#### [WORK TO DO]
All of the data should be output character for character, except the pictures.

#### [GIVEN MATERIAL]
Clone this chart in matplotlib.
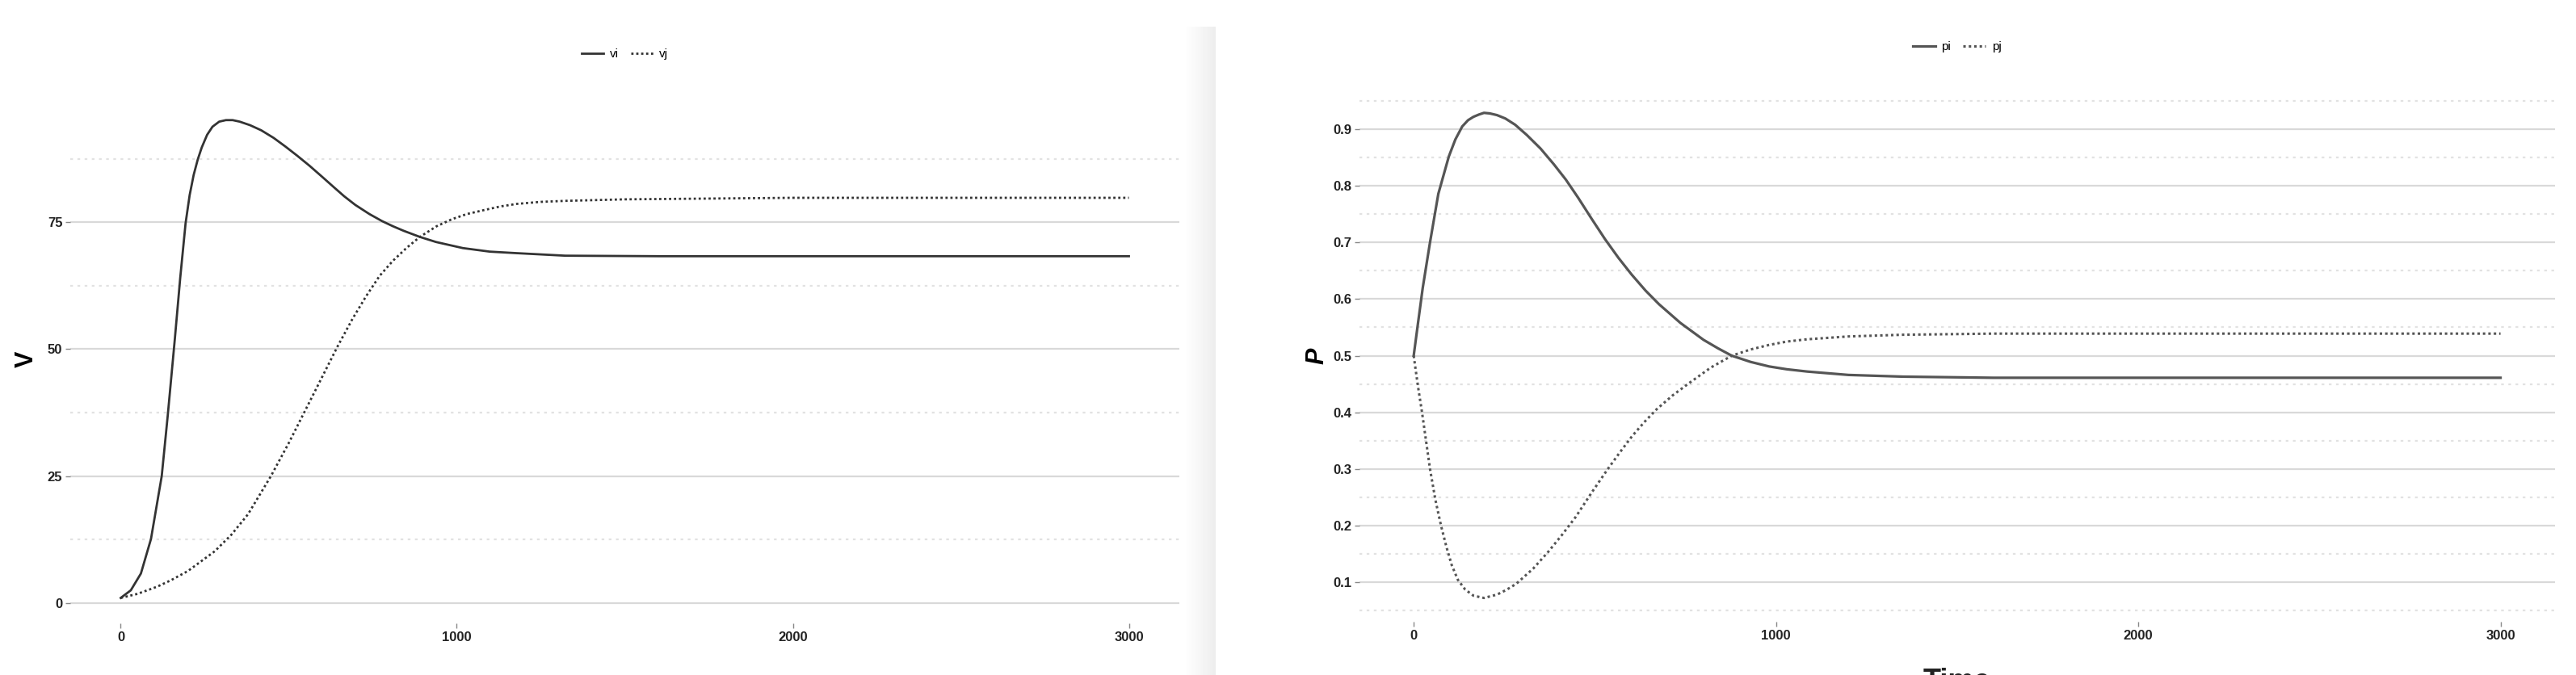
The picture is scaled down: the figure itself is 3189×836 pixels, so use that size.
import numpy as np
import matplotlib.pyplot as plt

plt.rcParams['font.family'] = ['Liberation Sans Narrow', 'Liberation Sans', 'DejaVu Sans']

# left panel: vi / vj over time
t_vi = [0, 30, 60, 90, 122, 140, 161, 177, 193, 205, 217, 229, 241, 257, 273, 293, 313, 333, 354, 385,
        418, 455, 490, 525, 562, 600, 634, 665, 698, 740, 778, 810, 842, 890, 938, 1018, 1098, 1178,
        1323, 1600, 2000, 3000]
vi = [1, 2.5, 5.8, 12.6, 25, 37, 52, 64, 74.8, 80.3, 84.3, 87.3, 89.7, 92.2, 93.8, 94.8, 95.1, 95.1, 94.8, 94.1,
      93.1, 91.6, 89.9, 88.1, 86.1, 83.9, 81.9, 80.1, 78.4, 76.6, 75.2, 74.2, 73.3, 72.1, 71.1, 69.9, 69.2, 68.9,
      68.4, 68.3, 68.3, 68.3]

t_vj = [0, 50, 108, 150, 200, 280, 330, 379, 447, 500, 545, 600, 645, 690, 730, 770, 810, 850, 890, 940,
        986, 1030, 1082, 1130, 1178, 1250, 1323, 1500, 2000, 3000]
vj = [1, 1.8, 3.2, 4.5, 6.3, 10.2, 13.5, 17.5, 25, 31.5, 37.4, 44.6, 50.5, 56, 60.4, 64.4, 67.4, 69.9, 72.1, 74.2,
      75.6, 76.6, 77.4, 78.1, 78.6, 79, 79.2, 79.5, 79.8, 79.8]

# right panel: pi / pj over time
t_pi = [0, 12, 25, 45, 68, 97, 115, 134, 150, 165, 180, 194, 210, 230, 253, 280, 312, 350, 387, 420,
        454, 490, 528, 565, 602, 640, 677, 736, 800, 840, 878, 930, 981, 1030, 1086, 1200, 1350, 1600, 2000, 3000]
pi = [0.5, 0.558, 0.62, 0.70, 0.786, 0.852, 0.882, 0.905, 0.916, 0.922, 0.926, 0.929, 0.928, 0.925, 0.919, 0.908,
      0.890, 0.866, 0.838, 0.811, 0.779, 0.743, 0.706, 0.673, 0.643, 0.615, 0.591, 0.558, 0.528, 0.513,
      0.50, 0.489, 0.481, 0.476, 0.472, 0.466, 0.463, 0.461, 0.461, 0.461]

t_pj = [0, 12, 23, 45, 60, 75, 90, 105, 122, 142, 165, 194, 230, 255, 283, 330, 372, 410, 447, 490,
        536, 570, 603, 637, 670, 715, 759, 820, 878, 930, 981, 1030, 1086, 1200, 1350, 1600, 2000, 3000]
pj = [0.5, 0.445, 0.40, 0.30, 0.245, 0.201, 0.163, 0.130, 0.104, 0.087, 0.076, 0.072, 0.078, 0.086, 0.097, 0.124,
      0.154, 0.184, 0.215, 0.257, 0.30, 0.330, 0.358, 0.383, 0.405, 0.430, 0.451, 0.479, 0.50, 0.511,
      0.519, 0.525, 0.529, 0.534, 0.537, 0.539, 0.539, 0.539]

x_ticks = [0, 1000, 2000, 3000]

fig = plt.figure(figsize=(31.89, 8.36), dpi=100)
fig.patch.set_facecolor('white')


def style_axis(ax, major, minor):
    for s in ax.spines.values():
        s.set_visible(False)
    for y in minor:
        ax.axhline(y, color='#e2e2e2', lw=1.6, ls=(0, (1.5, 2.5)), zorder=0)
    for y in major:
        ax.axhline(y, color='#d9d9d9', lw=1.6, zorder=0)
    ax.set_xlim(-150, 3150)
    ax.set_xticks(x_ticks)
    ax.set_yticks(major)
    ax.tick_params(length=4, width=1, color='#888888', pad=3, labelsize=12, labelcolor='#222222')
    for lab in ax.get_xticklabels() + ax.get_yticklabels():
        lab.set_fontweight('bold')


# left chart
ax1 = fig.add_axes([0.0273, 0.0766, 0.4305, 0.7823])
style_axis(ax1, [0, 25, 50, 75], [12.5, 37.5, 62.5, 87.5])
ax1.set_ylim(-4, 100)
ax1.plot(t_vi, vi, color='#333333', lw=2, label='vi', solid_joinstyle='round')
ax1.plot(t_vj, vj, color='#333333', lw=2, ls=(0, (1, 1.2)), label='vj')
ax1.set_ylabel('V', fontsize=22, fontweight='bold', labelpad=8)
ax1.legend(loc='center', bbox_to_anchor=(0.5, 1.078), ncol=2, frameon=False,
           fontsize=11, handlelength=1.8, columnspacing=1.0, handletextpad=0.5)

# right chart
ax2 = fig.add_axes([0.5277, 0.0789, 0.4641, 0.7883])
style_axis(ax2, [0.1, 0.2, 0.3, 0.4, 0.5, 0.6, 0.7, 0.8, 0.9],
           [0.05, 0.15, 0.25, 0.35, 0.45, 0.55, 0.65, 0.75, 0.85, 0.95])
ax2.set_ylim(0.03, 0.97)
ax2.set_yticklabels(['0.1', '0.2', '0.3', '0.4', '0.5', '0.6', '0.7', '0.8', '0.9'], fontweight='bold')
ax2.plot(t_pi, pi, color='#555555', lw=2.3, label='pi', solid_joinstyle='round')
ax2.plot(t_pj, pj, color='#555555', lw=2.2, ls=(0, (1, 1.2)), label='pj')
ax2.set_ylabel('P', fontsize=22, fontweight='bold', fontstyle='italic', labelpad=3)
ax2.legend(loc='center', bbox_to_anchor=(0.5, 1.08), ncol=2, frameon=False,
           fontsize=11, handlelength=1.8, columnspacing=1.0, handletextpad=0.5)

# x label of the right screenshot, mostly cut off by the bottom edge
fig.text(0.7597, 0.0108, 'Time', ha='center', va='top', fontsize=26, fontweight='bold',
         family=['Liberation Sans', 'DejaVu Sans'], color='#222222')

# faint shadow at the right edge of the left screenshot
sh = fig.add_axes([1465 / 3189, 0.0, 40 / 3189, 0.96])
sh.imshow(np.linspace(1.0, 0.93, 40)[None, :], cmap='gray', vmin=0, vmax=1, aspect='auto')
sh.axis('off')

fig.savefig('out.png', dpi=100)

#### [IN RESPONSE]
Clone this chart in matplotlib.
The picture is scaled down: the figure itself is 3189×836 pixels, so use that size.
import numpy as np
import matplotlib.pyplot as plt

plt.rcParams['font.family'] = ['Liberation Sans Narrow', 'Liberation Sans', 'DejaVu Sans']

# left panel: vi / vj over time
t_vi = [0, 30, 60, 90, 122, 140, 161, 177, 193, 205, 217, 229, 241, 257, 273, 293, 313, 333, 354, 385,
        418, 455, 490, 525, 562, 600, 634, 665, 698, 740, 778, 810, 842, 890, 938, 1018, 1098, 1178,
        1323, 1600, 2000, 3000]
vi = [1, 2.5, 5.8, 12.6, 25, 37, 52, 64, 74.8, 80.3, 84.3, 87.3, 89.7, 92.2, 93.8, 94.8, 95.1, 95.1, 94.8, 94.1,
      93.1, 91.6, 89.9, 88.1, 86.1, 83.9, 81.9, 80.1, 78.4, 76.6, 75.2, 74.2, 73.3, 72.1, 71.1, 69.9, 69.2, 68.9,
      68.4, 68.3, 68.3, 68.3]

t_vj = [0, 50, 108, 150, 200, 280, 330, 379, 447, 500, 545, 600, 645, 690, 730, 770, 810, 850, 890, 940,
        986, 1030, 1082, 1130, 1178, 1250, 1323, 1500, 2000, 3000]
vj = [1, 1.8, 3.2, 4.5, 6.3, 10.2, 13.5, 17.5, 25, 31.5, 37.4, 44.6, 50.5, 56, 60.4, 64.4, 67.4, 69.9, 72.1, 74.2,
      75.6, 76.6, 77.4, 78.1, 78.6, 79, 79.2, 79.5, 79.8, 79.8]

# right panel: pi / pj over time
t_pi = [0, 12, 25, 45, 68, 97, 115, 134, 150, 165, 180, 194, 210, 230, 253, 280, 312, 350, 387, 420,
        454, 490, 528, 565, 602, 640, 677, 736, 800, 840, 878, 930, 981, 1030, 1086, 1200, 1350, 1600, 2000, 3000]
pi = [0.5, 0.558, 0.62, 0.70, 0.786, 0.852, 0.882, 0.905, 0.916, 0.922, 0.926, 0.929, 0.928, 0.925, 0.919, 0.908,
      0.890, 0.866, 0.838, 0.811, 0.779, 0.743, 0.706, 0.673, 0.643, 0.615, 0.591, 0.558, 0.528, 0.513,
      0.50, 0.489, 0.481, 0.476, 0.472, 0.466, 0.463, 0.461, 0.461, 0.461]

t_pj = [0, 12, 23, 45, 60, 75, 90, 105, 122, 142, 165, 194, 230, 255, 283, 330, 372, 410, 447, 490,
        536, 570, 603, 637, 670, 715, 759, 820, 878, 930, 981, 1030, 1086, 1200, 1350, 1600, 2000, 3000]
pj = [0.5, 0.445, 0.40, 0.30, 0.245, 0.201, 0.163, 0.130, 0.104, 0.087, 0.076, 0.072, 0.078, 0.086, 0.097, 0.124,
      0.154, 0.184, 0.215, 0.257, 0.30, 0.330, 0.358, 0.383, 0.405, 0.430, 0.451, 0.479, 0.50, 0.511,
      0.519, 0.525, 0.529, 0.534, 0.537, 0.539, 0.539, 0.539]

x_ticks = [0, 1000, 2000, 3000]

fig = plt.figure(figsize=(31.89, 8.36), dpi=100)
fig.patch.set_facecolor('white')


def style_axis(ax, major, minor):
    for s in ax.spines.values():
        s.set_visible(False)
    for y in minor:
        ax.axhline(y, color='#e2e2e2', lw=1.6, ls=(0, (1.5, 2.5)), zorder=0)
    for y in major:
        ax.axhline(y, color='#d9d9d9', lw=1.6, zorder=0)
    ax.set_xlim(-150, 3150)
    ax.set_xticks(x_ticks)
    ax.set_yticks(major)
    ax.tick_params(length=4, width=1, color='#888888', pad=3, labelsize=12, labelcolor='#222222')
    for lab in ax.get_xticklabels() + ax.get_yticklabels():
        lab.set_fontweight('bold')


# left chart
ax1 = fig.add_axes([0.0273, 0.0766, 0.4305, 0.7823])
style_axis(ax1, [0, 25, 50, 75], [12.5, 37.5, 62.5, 87.5])
ax1.set_ylim(-4, 100)
ax1.plot(t_vi, vi, color='#333333', lw=2, label='vi', solid_joinstyle='round')
ax1.plot(t_vj, vj, color='#333333', lw=2, ls=(0, (1, 1.2)), label='vj')
ax1.set_ylabel('V', fontsize=22, fontweight='bold', labelpad=8)
ax1.legend(loc='center', bbox_to_anchor=(0.5, 1.078), ncol=2, frameon=False,
           fontsize=11, handlelength=1.8, columnspacing=1.0, handletextpad=0.5)

# right chart
ax2 = fig.add_axes([0.5277, 0.0789, 0.4641, 0.7883])
style_axis(ax2, [0.1, 0.2, 0.3, 0.4, 0.5, 0.6, 0.7, 0.8, 0.9],
           [0.05, 0.15, 0.25, 0.35, 0.45, 0.55, 0.65, 0.75, 0.85, 0.95])
ax2.set_ylim(0.03, 0.97)
ax2.set_yticklabels(['0.1', '0.2', '0.3', '0.4', '0.5', '0.6', '0.7', '0.8', '0.9'], fontweight='bold')
ax2.plot(t_pi, pi, color='#555555', lw=2.3, label='pi', solid_joinstyle='round')
ax2.plot(t_pj, pj, color='#555555', lw=2.2, ls=(0, (1, 1.2)), label='pj')
ax2.set_ylabel('P', fontsize=22, fontweight='bold', fontstyle='italic', labelpad=3)
ax2.legend(loc='center', bbox_to_anchor=(0.5, 1.08), ncol=2, frameon=False,
           fontsize=11, handlelength=1.8, columnspacing=1.0, handletextpad=0.5)

# x label of the right screenshot, mostly cut off by the bottom edge
fig.text(0.7597, 0.0108, 'Time', ha='center', va='top', fontsize=26, fontweight='bold',
         family=['Liberation Sans', 'DejaVu Sans'], color='#222222')

# faint shadow at the right edge of the left screenshot
sh = fig.add_axes([1465 / 3189, 0.0, 40 / 3189, 0.96])
sh.imshow(np.linspace(1.0, 0.93, 40)[None, :], cmap='gray', vmin=0, vmax=1, aspect='auto')
sh.axis('off')

fig.savefig('out.png', dpi=100)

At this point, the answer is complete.